この熱伝導モジュールというのはものすごい設計で、64層のセラミックに立体的に配線をし、100個のチップを同一モジュールに配置。10x10の配列でした。このチップがCMOSではなく、CMOSより集積度が著しく高いバイポーラというチップで、電流を通すと集積度が高すぎるので、激しい発熱があり、水冷でないと温度を一定に保てないほどの性能でした。

3090の後の仕事では、IBMは1990年の初めにS/390を発表しましたが、その発表資料を作ったのは私です。日経新聞に写真入で三井専務(当時)が載りましたが、三井さんの後ろのOHP資料は私の作ったものです。

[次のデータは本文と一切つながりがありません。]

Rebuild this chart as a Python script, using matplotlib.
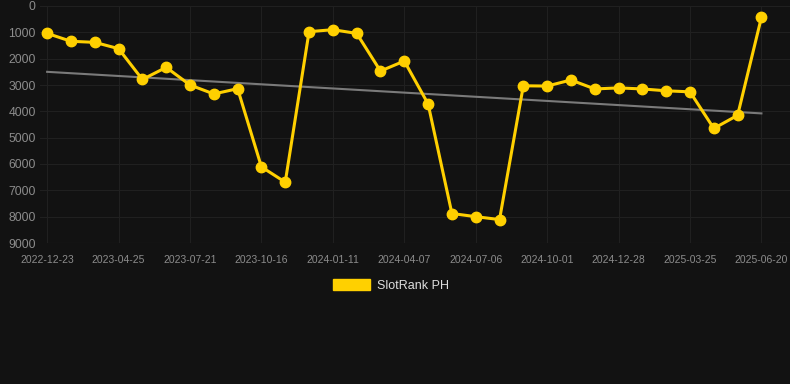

その後はDB2のプロダクトマネージャになり、データウェアハウスを発表したり、バイポーラチップからCMOSチップへの転換、SMPからMPPへの転換などに係わりました(説明するとたいへんなので省略。すみません!)。MVSというのがこのS/390上でのOSですが、日本中のMVS上のRDBをほぼ100%DB2に置き換えた事も楽しい思い出です。たぶん、メインフレームを語らせたら、まだまだ、IBMの営業さんよりはいけそうな気がします。

で。なぜそんな楽しい思い出ばかりのS/390を捨てて、サンに転職したか。まあ、いろいろありますけど、ひとつには「メインフレームはもういらない」とある時、ふっと気が付いてしまったからです。メインフレームは停止しません。しかし、1秒も停止しないことのために、あんなに高い金額を払っていただいていいのか、技術的な方向性として、このままメインフレームを推奨し続けられるのか、という疑問が沸いてきたのです。

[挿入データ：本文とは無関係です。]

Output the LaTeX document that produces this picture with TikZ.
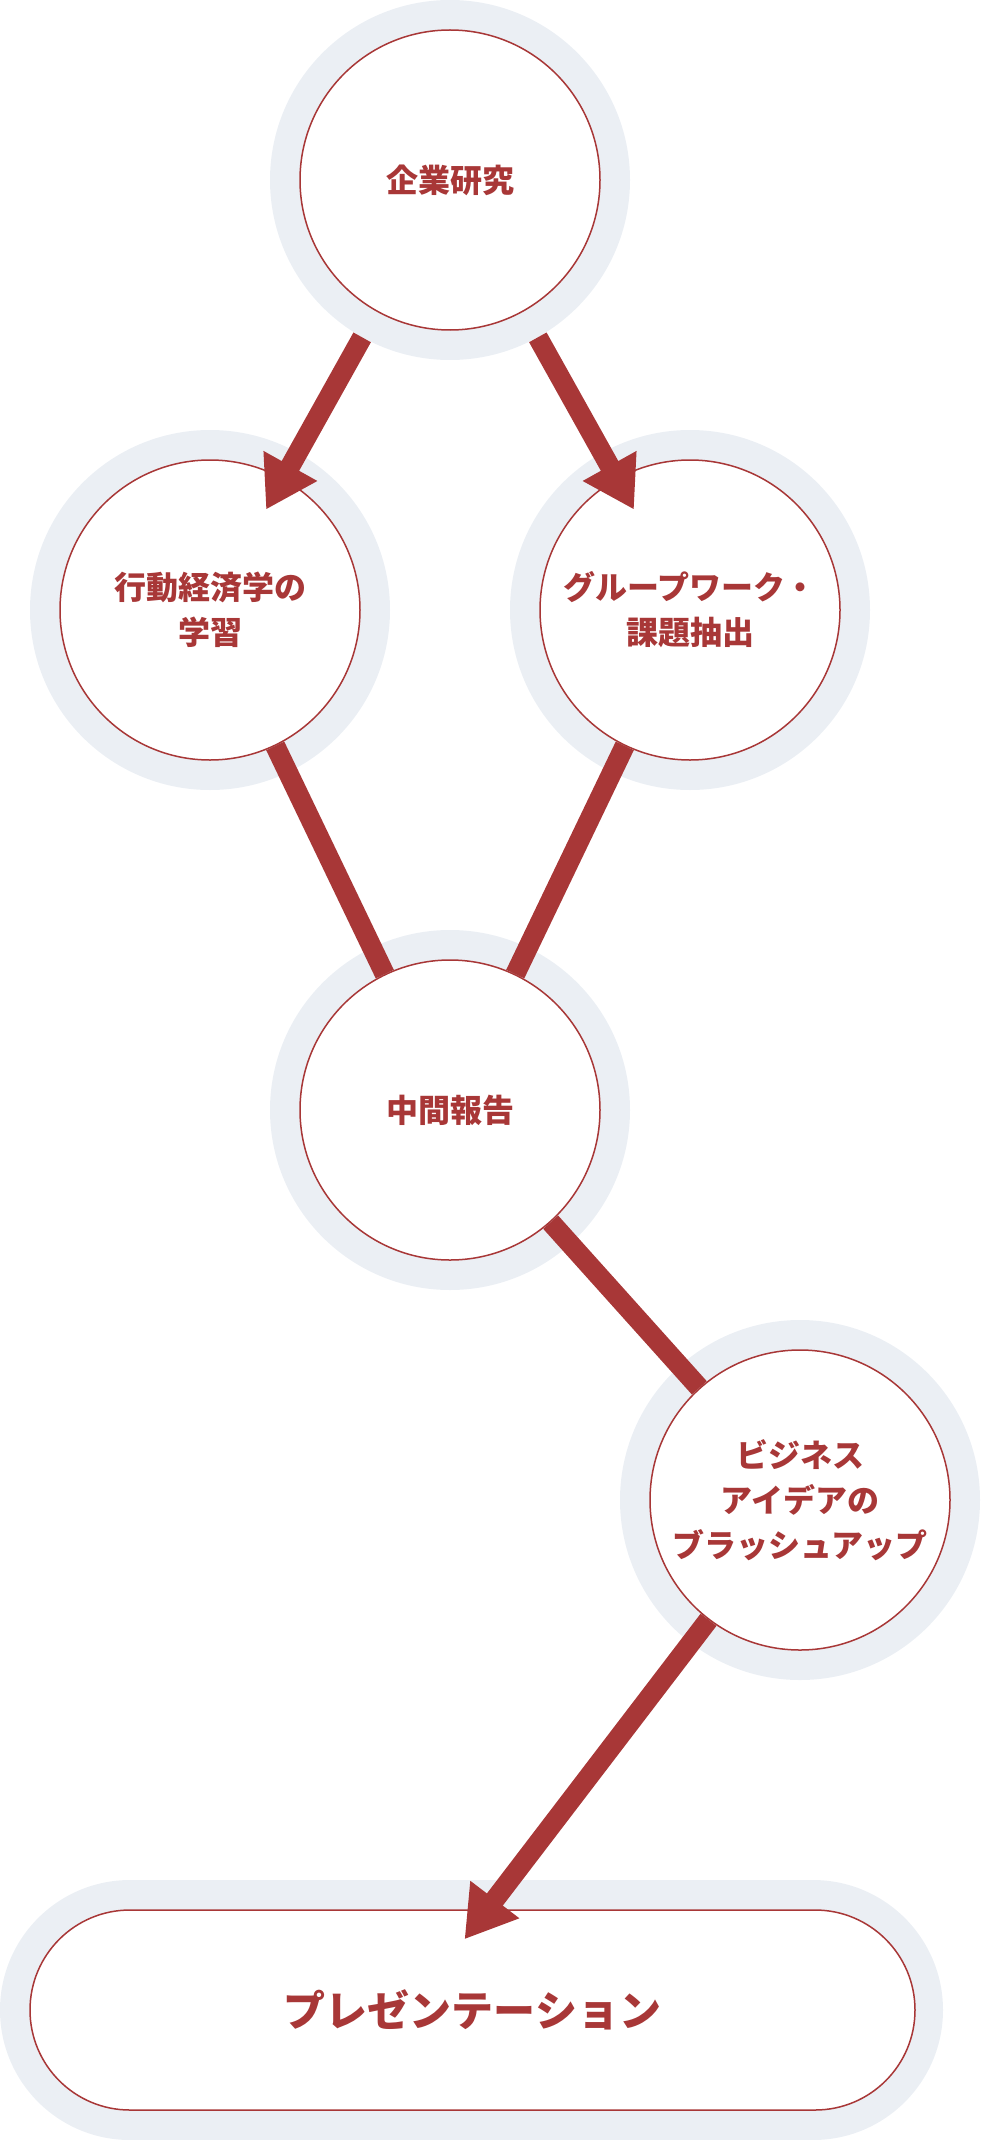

Javaをやりたい!というのも大きな理由でしたが、サンに転職して、サンの新しいサーバを推奨するようになって、少なくとも自分の中での矛盾はありません。

最近サンでは、サンのサーバを「ジェネラル・パーパス・システム=汎用機」と呼ぶようになりました。私はこの事をたいへんにうれしく思っています。私は、IT業界にいる間、ずっと汎用機の推進ができるのだと、ワクワクしています。